Even so, why should we care about this moon landing? It's the fact that this is the first step to returning astronauts to the moon that makes this mission significant.

This is the first controlled landing of an American craft on the moon since Apollo 27 in 1972. And it's also the first landing by a craft produced by a commercial company. In fact, the involvement of commercial companies in this mission is unusually high. The craft was launched by SpaceX, and the lander was built by Texas-based company, Intuitive Machines.
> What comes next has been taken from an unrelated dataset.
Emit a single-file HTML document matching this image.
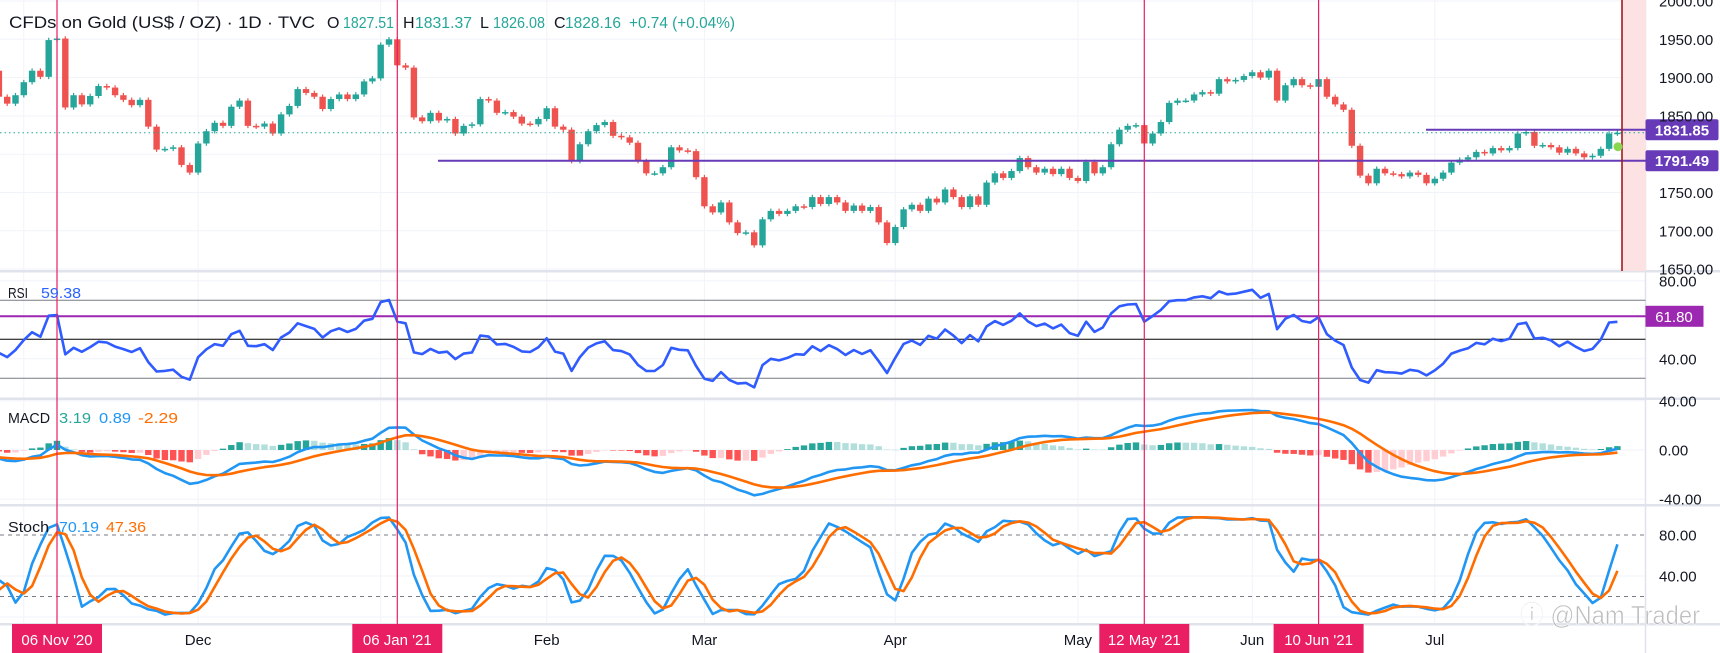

The craft also carries an art project by Jeff Koons. Koons is known for setting the record for the most expensive piece of art by a living artist in 2019. That piece was an inflatable bunny rabbit made from stainless steel. But the art piece currently on the moon is a box containing 62 tiny models of the moon, each one showing one of the phases of the moon and stamped with the name of a historical figure, including David Bowie, Virginia Woolf, Andy Warhol, Josephine Baker, and Maya Angelou.

Odysseus was equipped with six instruments developed by NASA. These include:

  • A laser retroreflector array to bounce back laser beams.
  • A LIDAR instrument to precisely measure the spacecraft’s altitude and velocity as it descends to the lunar surface.
  • A stereo camera to capture video of the plume of dust kicked up by the lander’s engines during landing.
  • A low-frequency radio receiver to measure the effects of charged particles near the lunar surface on radio signals.
  • A beacon, Lunar Node-1, to demonstrate an autonomous navigation system.
  • An instrument in the propellant tank that uses radio waves to measure how much fuel remains in the tank.

This equipment will contribute to the mission's objective of assessing the lunar environment of the moon's south pole, as that is the prospective landing site for Artemis III. So this is not merely a precursor to the manned mission, but an essential part of the preparation.

That's what makes this mission so exciting. There have been vague ambitions to return to the moon for as long as I can remember. But this is a real indication that those manned missions to the moon are actually happening. The first moon landing in 1969 was the greatest scientific achievement of the 20th century, and going back will ensure the ongoing legacy of that achievement.